Culture

James Longstreet: The Confederate General Who Fought for Black Rights in New Orleans

The Confederate General Who Fought for Black Rights in New Orleans

James Longstreet is one of the most fascinating figures in New Orleans history precisely because he doesn't fit any of the categories that the city—or the South—wants to put people in. He was Robert E. Lee's most trusted general during the Civil War. And then, in one of the most remarkable reversals in American history, he became a Republican, befriended Ulysses S. Grant, and led Black militia troops in combat against white supremacists in the streets of New Orleans.

Longstreet was born in South Carolina in 1821, graduated from West Point in 1842, and served with distinction in the Mexican-American War. When the Civil War began, he joined the Confederacy and quickly proved himself one of the ablest commanders on either side. As commander of the First Corps of the Army of Northern Virginia, he was Lee's right hand at Second Bull Run, Antietam, Fredericksburg, and Gettysburg. Lee called him "my old war horse."

After the war, Longstreet moved to New Orleans and did something that made him the most hated man in the former Confederacy: he accepted the results of the war. He joined the Republican Party. He publicly supported his old friend Ulysses S. Grant for president. He argued that the South should work with the federal government rather than resist Reconstruction. In a region that was constructing the mythology of the Lost Cause, Longstreet was committing apostasy.

But he went further.

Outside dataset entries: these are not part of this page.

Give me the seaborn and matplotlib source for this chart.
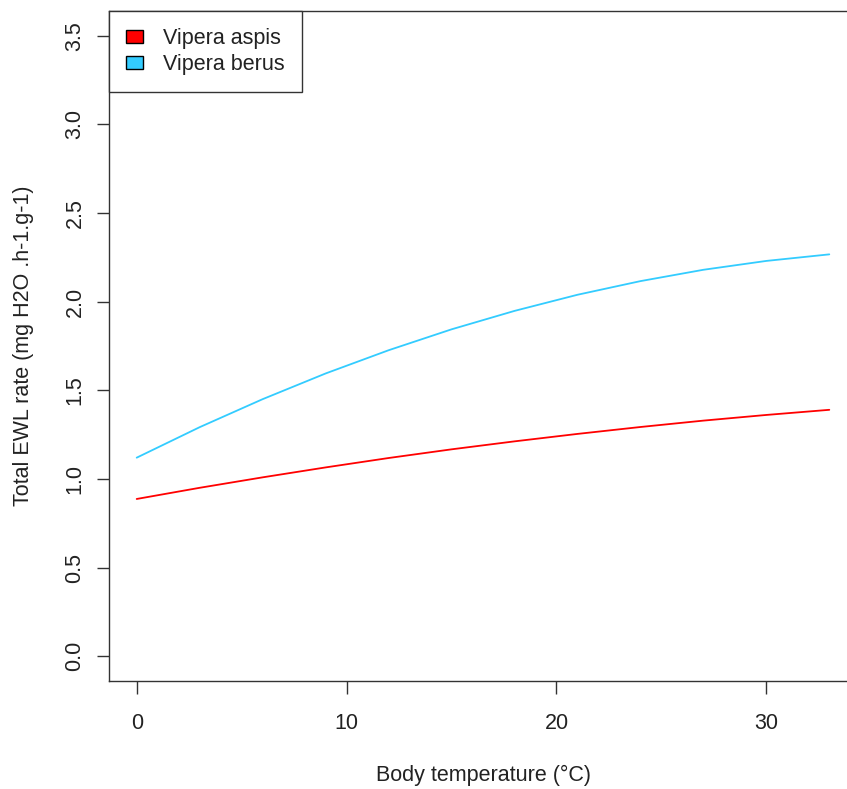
import numpy as np
import pandas as pd
import matplotlib
matplotlib.use("Agg")
import matplotlib.pyplot as plt
import seaborn as sns
from matplotlib.patches import Patch

# Data
temperature = [0, 3, 6, 9, 12, 15, 18, 21, 24, 27, 30, 33]
aspis_ewl = [0.887, 0.950, 1.009, 1.065, 1.118, 1.167, 1.212, 1.254, 1.293, 1.329, 1.361, 1.390]
berus_ewl = [1.120, 1.292, 1.450, 1.595, 1.726, 1.844, 1.948, 2.039, 2.116, 2.180, 2.230, 2.267]
species = ["Vipera aspis", "Vipera berus"]
colors = ["#FF0000", "#33CCFF"]
x_ticks = [0, 10, 20, 30]
y_ticks = [0.0, 0.5, 1.0, 1.5, 2.0, 2.5, 3.0, 3.5]

df = pd.DataFrame({
    "temp": temperature * 2,
    "ewl": aspis_ewl + berus_ewl,
    "species": [species[0]] * len(temperature) + [species[1]] * len(temperature),
})

sns.set_style("ticks")
plt.rcParams["font.family"] = ["Liberation Sans", "DejaVu Sans"]

fig = plt.figure(figsize=(8.47, 7.89), dpi=100)
W, H = 847, 789
left, right, top, bottom = 109, 857, 11, 681
ax = fig.add_axes([left / W, (H - bottom) / H, (right - left) / W, (bottom - top) / H])

sns.lineplot(data=df, x="temp", y="ewl", hue="species", palette=colors,
             ax=ax, linewidth=1.3, legend=False)

ax.set_xlim(-1.32, 34.32)
ax.set_ylim(-0.14, 3.64)
ax.set_xticks(x_ticks)
ax.set_yticks(y_ticks)
ax.set_xticklabels([str(t) for t in x_ticks])
ax.set_yticklabels([f"{t:.1f}" for t in y_ticks], rotation=90, va="center")

for s in ["left", "bottom", "top"]:
    ax.spines[s].set_color("#333333")
    ax.spines[s].set_linewidth(1.0)
ax.spines["right"].set_visible(False)

ax.tick_params(axis="both", length=9, width=1.0, color="#333333",
               labelsize=15.5, labelcolor="#222222")
ax.tick_params(axis="y", pad=8)
ax.tick_params(axis="x", pad=14)

ax.set_xlabel("Body temperature (°C)", fontsize=15.5, color="#222222", labelpad=22)
ax.set_ylabel("Total EWL rate (mg H2O .h-1.g-1)", fontsize=15.5, color="#222222", labelpad=22)

handles = [Patch(facecolor=c, edgecolor="black", linewidth=1.0) for c in colors]
leg = ax.legend(handles, species, loc="upper left", bbox_to_anchor=(0, 1),
                borderaxespad=0, fancybox=False, framealpha=1, edgecolor="#333333",
                fontsize=15.5, handlelength=0.78, handleheight=0.55,
                handletextpad=0.95, borderpad=0.8, labelspacing=0.22)
leg.get_frame().set_linewidth(1.0)
for t in leg.get_texts():
    t.set_color("#222222")

fig.savefig("out.png", dpi=100)
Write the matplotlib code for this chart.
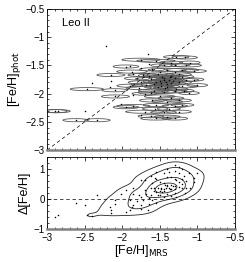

In 1874, during the violent political crisis that convulsed New Orleans, Longstreet commanded the city's Metropolitan Police and state militia—which included Black troops—against the White League, a paramilitary organization of white Democrats determined to overthrow the Reconstruction government. The Battle of Liberty Place was a brief, bloody confrontation on Canal Street in which Longstreet's forces were initially overrun. Longstreet himself was wounded and briefly captured.

For a former Confederate lieutenant general to lead Black soldiers against white supremacists in the streets of New Orleans was an act of moral courage that the South would never forgive. His former comrades vilified him. The Lost Cause mythmakers—particularly Jubal Early and his allies—rewrote the history of the war to blame Longstreet for the defeat at Gettysburg, a campaign of character assassination that persisted for over a century.

Longstreet didn't help his own cause by publicly criticizing Lee's decisions at Gettysburg—in the cult of Lee that developed after the war, this was the ultimate heresy. But modern historians have largely vindicated Longstreet's military assessments while recognizing that the attacks on his reputation were politically motivated.

He served in various federal positions under Republican presidents, including as U.S. ambassador to the Ottoman Empire and as a U.S. marshal. He died in 1904 in Georgia at eighty-two, still a pariah in the South he had fought for and then tried to reform.

James Longstreet's New Orleans chapter is one of the most remarkable stories in the city's history. A Confederate war hero who chose the losing side again—this time, the morally right one—and paid for it with his reputation. In a city full of complicated legacies, his might be the most complicated of all.